Если не поддаваться на дурилки, ясно, что главный вопрос истории — кто будет определять духовное состояние человечества и его отдельных национальных общин . Увы, не с нашим образованием понимать то, что экономика, социальная организация и производственные связи, законодательная база и проч. — это уже следствия.
Решает реальная власть зримых и (преимущественно) незримых анонимных сил. Они паразитарны, и чтобы мимикрировать с успехом, им нужна паразитарная среда. Отсюда — весь разноликий и разномастный вал разложения (мафиозные семьи, их обслуга, пьянство, разврат, педерастия, наркотики, карты и прочее, и прочее)…

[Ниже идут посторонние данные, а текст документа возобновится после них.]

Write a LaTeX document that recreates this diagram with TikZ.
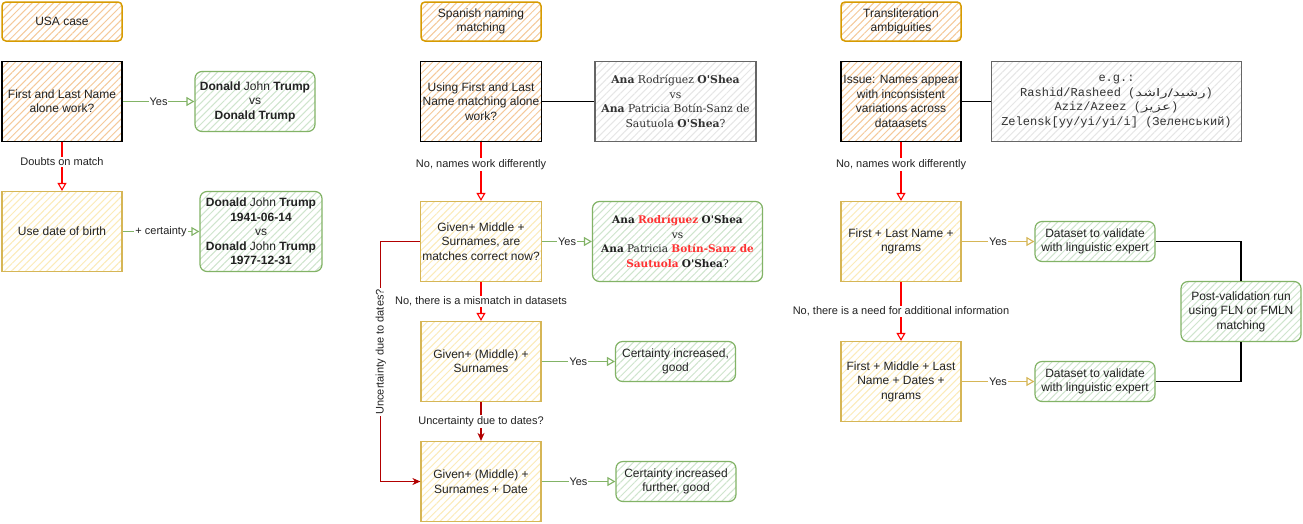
\documentclass[tikz,border=0pt]{standalone}
\usepackage{fontspec}
\setmainfont{Liberation Sans}
\newfontfamily\geofont{DejaVu Serif}
\newfontfamily\cnfont{Liberation Mono}
\newfontfamily\arabicfont[Script=Arabic]{DejaVu Sans}
\TeXXeTstate=1
\usetikzlibrary{patterns.meta,arrows.meta}
\definecolor{orS}{HTML}{D79B00}
\definecolor{orH}{HTML}{F5C99A}
\definecolor{yeS}{HTML}{D6B656}
\definecolor{yeH}{HTML}{FCEBB8}
\definecolor{grS}{HTML}{82B366}
\definecolor{grH}{HTML}{CFE5CD}
\definecolor{gyS}{HTML}{666666}
\definecolor{gyH}{HTML}{E6E6E6}
\definecolor{rd}{HTML}{FF0000}
\definecolor{drd}{HTML}{B20000}
\definecolor{txt}{HTML}{222222}
\definecolor{gtxt}{HTML}{333333}
\definecolor{hl}{HTML}{FF3333}
\newcommand{\osh}{O\textquotesingle Shea}
\begin{document}
\begin{tikzpicture}[x=1pt,y=-1pt,
  base/.style={align=center, inner sep=2pt, text=txt, font=\fontsize{12}{14.4}\selectfont},
  hatch/.style={pattern={Lines[angle=45,distance=5pt,line width=1pt]}},
  titlebox/.style={base, hatch, pattern color=orH, draw=orS, line width=1.5pt, rounded corners=4pt, minimum width=120pt, minimum height=39pt},
  qbox/.style={base, hatch, pattern color=orH, draw=black, line width=1.3pt, minimum width=120pt, minimum height=80pt},
  ybox/.style={base, hatch, pattern color=yeH, draw=yeS, line width=1.2pt, minimum width=120pt, minimum height=80pt},
  gbox/.style={base, hatch, pattern color=grH, draw=grS, line width=1.2pt, rounded corners=7pt, minimum width=120pt, minimum height=40pt},
  greybox/.style={base, hatch, pattern color=gyH, draw=gyS, line width=1.2pt, minimum height=80pt, text=gtxt},
  lbl/.style={font=\fontsize{11}{13}\selectfont, fill=white, inner sep=1pt, text=txt},
  yesarrow/.style={draw=grS, line width=1.1pt, -{Triangle[open,length=8pt,width=9pt]}},
  yesyarrow/.style={draw=yeS, line width=1.1pt, -{Triangle[open,length=8pt,width=9pt]}},
  redarrow/.style={draw=rd, line width=1.1pt, -{Triangle[open,length=8pt,width=9pt]}},
  darkarrow/.style={draw=drd, line width=1.1pt, -{Stealth[length=8pt,width=7pt,inset=2.5pt]}},
  plainline/.style={draw=black, line width=1.1pt}
]
\fill[white] (0,0) rectangle (1303,523);
\useasboundingbox (0,0) rectangle (1303,523);

% ---------- USA case ----------
\node[titlebox] (usa) at (62,21.5) {USA case};
\node[qbox] (q1) at (62,101.5) {First and Last Name\\alone work?};
\node[gbox, minimum height=60pt] (g1) at (255,101.5) {\textbf{Donald} John \textbf{Trump}\\vs\\\textbf{Donald Trump}};
\node[ybox] (dob) at (62,231.5) {Use date of birth};
\node[gbox, minimum height=80pt, minimum width=122pt] (g2) at (261,231.5) {\textbf{Donald} John \textbf{Trump}\\\textbf{1941-06-14}\\vs\\\textbf{Donald} John \textbf{Trump}\\\textbf{1977-12-31}};

\draw[yesarrow] (q1) -- node[lbl]{Yes} (g1);
\draw[redarrow] (q1) -- node[lbl, pos=0.4]{Doubts on match} (dob);
\draw[yesarrow] (dob) -- node[lbl]{+ certainty} (g2);

% ---------- Spanish ----------
\node[titlebox] (spa) at (481,21.5) {Spanish naming\\matching};
\node[qbox] (q2) at (481,101.5) {Using First and Last\\Name matching alone\\work?};
\node[greybox, minimum width=161pt, font={\geofont\fontsize{10.8}{14.5}\selectfont}] (gy1) at (675.5,101.5) {\textbf{Ana} Rodríguez \textbf{\osh}\\vs\\\textbf{Ana} Patricia Botín-Sanz de\\Sautuola \textbf{\osh}?};
\node[ybox] (q3) at (481,241.5) {Given+ Middle +\\Surnames, are\\matches correct now?};
\node[gbox, minimum width=170pt, minimum height=80pt, font={\geofont\fontsize{10.5}{14.5}\selectfont}] (g3) at (677.5,241.5) {\textbf{Ana} \textcolor{hl}{\textbf{Rodríguez}} \textbf{\osh}\\vs\\\textbf{Ana} Patricia \textcolor{hl}{\textbf{Botín-Sanz de}}\\\textcolor{hl}{\textbf{Sautuola}} \textbf{\osh}?};
\node[ybox] (q4) at (481,361.5) {Given+ (Middle) +\\Surnames};
\node[gbox] (g4) at (675.5,361.5) {Certainty increased,\\good};
\node[ybox] (q5) at (481,481.5) {Given+ (Middle) +\\Surnames + Date};
\node[gbox] (g5) at (676,481.5) {Certainty increased\\further, good};

\draw[plainline] (q2) -- (gy1);
\draw[redarrow] (q2) -- node[lbl, pos=0.38]{No, names work differently} (q3);
\draw[yesarrow] (q3) -- node[lbl]{Yes} (g3);
\draw[redarrow] (q3) -- node[lbl]{No, there is a mismatch in datasets} (q4);
\draw[yesarrow] (q4) -- node[lbl]{Yes} (g4);
\draw[darkarrow] (q4) -- node[lbl]{Uncertainty due to dates?} (q5);
\draw[yesarrow] (q5) -- node[lbl]{Yes} (g5);
\draw[darkarrow] (q3.west) -- ++(-39,0) |- node[lbl, pos=0.23, rotate=90]{Uncertainty due to dates?} (q5.west);

% ---------- Transliteration ----------
\node[titlebox] (tra) at (901,21.5) {Transliteration\\ambiguities};
\node[qbox] (q6) at (901,101.5) {Issue: Names appear\\with inconsistent\\variations across\\dataasets};
\node[greybox, minimum width=250pt, font={\cnfont\fontsize{12}{14.6}\selectfont}] (gy2) at (1116.5,101.5) {e.g.:\\Rashid/Rasheed (\scalebox{1.45}[1]{\arabicfont\fontsize{10.5}{14.6}\selectfont\beginR رشيد/راشد\endR})\\Aziz/Azeez (\scalebox{1.45}[1]{\arabicfont\fontsize{10.5}{14.6}\selectfont\beginR عزيز\endR})\\Zelensk[yy/yi/yi/i] (Зеленський)};
\node[ybox] (q7) at (901,241.5) {First + Last Name +\\ngrams};
\node[ybox] (q8) at (901,381.5) {First + Middle + Last\\Name + Dates +\\ngrams};
\node[gbox] (d1) at (1095,241.5) {Dataset to validate\\with linguistic expert};
\node[gbox] (d2) at (1095,381.5) {Dataset to validate\\with linguistic expert};
\node[gbox, minimum height=60pt] (post) at (1241,311.5) {Post-validation run\\using FLN or FMLN\\matching};

\draw[plainline] (q6) -- (gy2);
\draw[redarrow] (q6) -- node[lbl, pos=0.38]{No, names work differently} (q7);
\draw[yesyarrow] (q7) -- node[lbl]{Yes} (d1);
\draw[redarrow] (q7) -- node[lbl]{No, there is a need for additional information} (q8);
\draw[yesyarrow] (q8) -- node[lbl]{Yes} (d2);
\draw[plainline] (d1.east) -| (post.north);
\draw[plainline] (d2.east) -| (post.south);
\end{tikzpicture}
\end{document}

При более внимательном подходе выясняется, что все мы живем вне исторической жизни, ибо до сих пор не понимаем смысла истории, не видим определяющих сил, не вычленяем их политики и технологических трюков ее осуществления…
1 ноября
Человек подвержен искушениям. И хотя меня, к примеру, не купить, не соблазнить западным “раем”, не привить идеи антинародные и антинациональные, не толкнуть против интересов родного государства, но и у меня есть сомнения. Сомнения иного плана: а все ли готовы у нас на борьбу за идеалы и на защиту этих идеалов? Готовы ли те, кто прежде всего обязан это делать? Я вижу гниль и плесень не только среди писателей, издателей, простого народа, но и среди всесильных вельмож, — сколько их прошло возле моей судьбы, обнажая примитивность, тупость и мелкие интересы!
Во время второго или третьего приезда в США мне посчастливилось несколько раз “погулять” вне пределов представительства с одним очень и очень важным чином советской внешней разведки. Он покорил меня своей эрудицией, масштабом понимания проблем. Из первых же его слов я понял, что он хорошо знал мою биографию.
Мы разговорились на темы литературы, и на его нетрадиционные замечания я отвечал нетрадиционно, все же по привычке допуская, что он может провоцировать или проверять. Но он, конечно, не провоцировал и не проверял. Этому честнейшему человеку было очень тяжело носить в себе знания, которые, по всей видимости, больше никого не интересовали, не вписывались в стандарты нашей догматики.
— Ничего не будет, — грустно сказал он, — мы проиграем и уже проигрываем.
— Но почему? — Я был ошеломлен.
— Потому что мы умные только абстрактно, практически мы более глупые, более близорукие и не знаем своих подлинных врагов. Как и несчастные американцы. Как и весь мир — завтра. Мы ищем противников в “акулах империализма”, фашистах, полицаях… Американцев пугают звездными пришельцами, “коммунизмом”, мафией, размножением китайцев и негров… Кто не знает о своих врагах, тот не может проводить эффективной политики — это азы социологии.
— Без войны нас погубить не смогут. А война — тут мы более живучи, — возразил я.
— И потому нас погубят именно без войны, — усмехнулся он. — В этом вся сатанинская хитрость… Нас сохранят для другой войны…
Это одно из очень важных преимуществ дипломатической работы — встречи с наиболее яркими представителями национальной элиты, — сколько я перевидел крупнейших политиков, космонавтов, ученых, музыкантов, литераторов, хирургов и прочих! Но это богатство нужно уметь использовать. Это такое богатство, которое при неумелом обращении способно дотла выжигать живые ростки собственной судьбы.
Помню свое беспокойство и — предощущение гигантской тайны, которая вдруг начала выявлять свою противоестественную закономерность и свой смысл.
— Да разве это все не противостоящие силы?
— Противостоящие, — кивнул генерал. — Но вся беда в том, что эти фетиши, эти навязанные условные понятия призваны маскировать главное, мимо чего мы идем и проходим. Мы считаем себя великими строителями на том основании, что готовы по утвержденным чертежам делать из досок бревна…
— У нас передовая идеология, — сказал я.
— Передовая, — согласился он. — Как букет пожеланий, наивной веры и программирования… Но, строго говоря, у нас нет идеологии как программы действий ради победы. Подлинная идеология обнажает цель в настоящем, позволяя каждому гражданину беспрепятственно защищать устои национального и государственного быта. Мы же только клакёры и резонёры пустячкового вздора…
Не воспроизвожу всего потрясшего меня разговора. О главном я уже сказал. И это главное — что мы обречены и что у нас нет духовного оружия — просто душило меня.
Я смутно чувствовал, что в чем-то он был очень прав, этот генерал. Наш более человечный, более достойный строй не выявлял своих преимуществ даже там, где не требовались ни средства, ни решения. Бюрократизм и рутина становились все более неодолимыми, будто какая-то тайная и сплоченная группа усердно трудилась над тем, чтобы весь наш государственный и общественный организм превратился в груду ржавого железного хлама. Народ все большую часть своей созидательной энергии расходовал на химеры и вздорные затеи.